→ Instructions for the task: Write each line of the material exactly as given, from the top through the line that contains "(recep.south) -- (hbm.north);", and omit all pictures.

→ Raw data:
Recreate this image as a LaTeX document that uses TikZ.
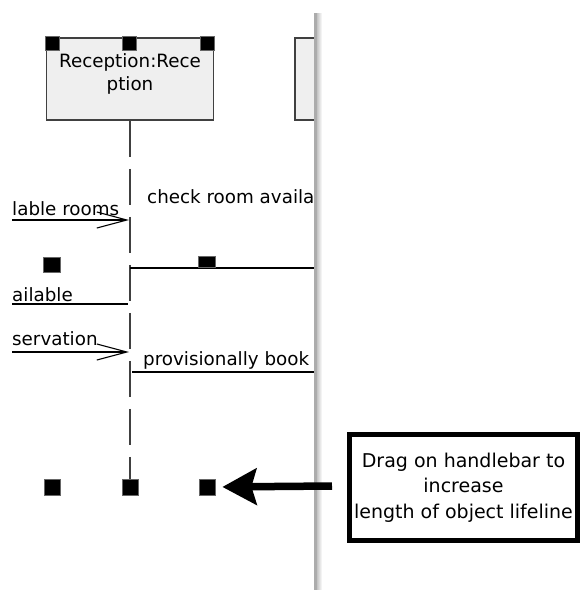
\documentclass[tikz,border=0pt]{standalone}
\usepackage{fontspec}
\setmainfont{DejaVu Sans}
\usepackage{xcolor}
\usetikzlibrary{arrows.meta,positioning,calc}
\definecolor{objfill}{HTML}{EFEFEF}
\definecolor{objline}{HTML}{404040}

\begin{document}
\begin{tikzpicture}[x=1pt, y=-1pt,
  obj/.style={draw=objline, line width=1.5pt, fill=objfill, minimum width=167pt, minimum height=82pt, inner sep=0pt},
  objname/.style={align=center, inner sep=0pt, font=\fontsize{18.3}{23}\selectfont},
  hnd/.style={fill=black, draw=black!60, line width=0.8pt, minimum size=14pt, inner sep=0pt},
  msg/.style={font=\fontsize{18.3}{22}\selectfont, inner sep=0pt, anchor=base west},
  ln/.style={line width=1.2pt},
  arr/.style={ln, -{Straight Barb[length=30pt, width=16pt, line width=1.1pt]}},
  life/.style={draw=objline, line width=1.4pt, dash pattern=on 36pt off 12pt},
  note/.style={draw, line width=5pt, minimum width=228pt, minimum height=106pt, align=center, font=\fontsize{19}{25.5}\selectfont},
  big/.style={line width=7.5pt, -{Stealth[length=34pt, width=36pt, inset=5pt]}}
]
\useasboundingbox (0,0) rectangle (585,590);

% object and its lifeline
\node[obj] (recep) at (130,79) {};
\node[objname, anchor=north] (recepname) at (130,53) {Reception:Rece\\ption};
\filldraw[draw=objline, line width=1.5pt, fill=objfill] (295,38) rectangle (318,120);
\node[hnd] (htl) at (52.5,43) {};
\node[hnd] (htm) at (129,43) {};
\node[hnd] (htr) at (207,43) {};
\node[hnd, minimum size=16pt] (hbl) at (52,487) {};
\node[hnd, minimum size=16pt] (hbm) at (130,487) {};
\node[hnd, minimum size=16pt] (hbr) at (207,487) {};
\draw[life] (recep.south) -- (hbm.north);

% messages
\coordinate (m1a) at (12,220);  \coordinate (m1b) at (129,220);
\coordinate (m2a) at (130,268); \coordinate (m2b) at (318,268);
\coordinate (m3a) at (12,304);  \coordinate (m3b) at (128,304);
\coordinate (m4a) at (12,352);  \coordinate (m4b) at (129,352);
\coordinate (m5a) at (132,372); \coordinate (m5b) at (318,372);
\node[msg] (t1) at (12,215)  {lable rooms};
\node[msg] (t2) at (147,203) {check room availa};
\node[msg] (t3) at (12,301)  {ailable};
\node[msg] (t4) at (12,345)  {servation};
\node[msg] (t5) at (143,365) {provisionally book};
\draw[arr] (m1a) -- (m1b);
\draw[ln] (m2a) -- (m2b);
\draw[ln] (m3a) -- (m3b);
\draw[arr] (m4a) -- (m4b);
\draw[ln] (m5a) -- (m5b);
\node[hnd, minimum width=17pt, minimum height=15pt] (hml) at (52,265) {};
\node[hnd, minimum width=17pt, minimum height=11pt] (hmr) at (207,262) {};

% window edge
\shade[left color=gray!55, right color=white] (316,13) rectangle (322,590);
\fill[gray!65] (313.5,13) rectangle (316.5,590);

% note
\node[note] (hint) at (463.5,487.5) {Drag on handlebar to\\increase\\length of object lifeline};
\coordinate (tail) at (332,486);
\draw[big] (tail) -- (hbr.east) [shorten >=7pt];
\end{tikzpicture}
\end{document}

→ Solution:
Recreate this image as a LaTeX document that uses TikZ.
\documentclass[tikz,border=0pt]{standalone}
\usepackage{fontspec}
\setmainfont{DejaVu Sans}
\usepackage{xcolor}
\usetikzlibrary{arrows.meta,positioning,calc}
\definecolor{objfill}{HTML}{EFEFEF}
\definecolor{objline}{HTML}{404040}

\begin{document}
\begin{tikzpicture}[x=1pt, y=-1pt,
  obj/.style={draw=objline, line width=1.5pt, fill=objfill, minimum width=167pt, minimum height=82pt, inner sep=0pt},
  objname/.style={align=center, inner sep=0pt, font=\fontsize{18.3}{23}\selectfont},
  hnd/.style={fill=black, draw=black!60, line width=0.8pt, minimum size=14pt, inner sep=0pt},
  msg/.style={font=\fontsize{18.3}{22}\selectfont, inner sep=0pt, anchor=base west},
  ln/.style={line width=1.2pt},
  arr/.style={ln, -{Straight Barb[length=30pt, width=16pt, line width=1.1pt]}},
  life/.style={draw=objline, line width=1.4pt, dash pattern=on 36pt off 12pt},
  note/.style={draw, line width=5pt, minimum width=228pt, minimum height=106pt, align=center, font=\fontsize{19}{25.5}\selectfont},
  big/.style={line width=7.5pt, -{Stealth[length=34pt, width=36pt, inset=5pt]}}
]
\useasboundingbox (0,0) rectangle (585,590);

% object and its lifeline
\node[obj] (recep) at (130,79) {};
\node[objname, anchor=north] (recepname) at (130,53) {Reception:Rece\\ption};
\filldraw[draw=objline, line width=1.5pt, fill=objfill] (295,38) rectangle (318,120);
\node[hnd] (htl) at (52.5,43) {};
\node[hnd] (htm) at (129,43) {};
\node[hnd] (htr) at (207,43) {};
\node[hnd, minimum size=16pt] (hbl) at (52,487) {};
\node[hnd, minimum size=16pt] (hbm) at (130,487) {};
\node[hnd, minimum size=16pt] (hbr) at (207,487) {};
\draw[life] (recep.south) -- (hbm.north);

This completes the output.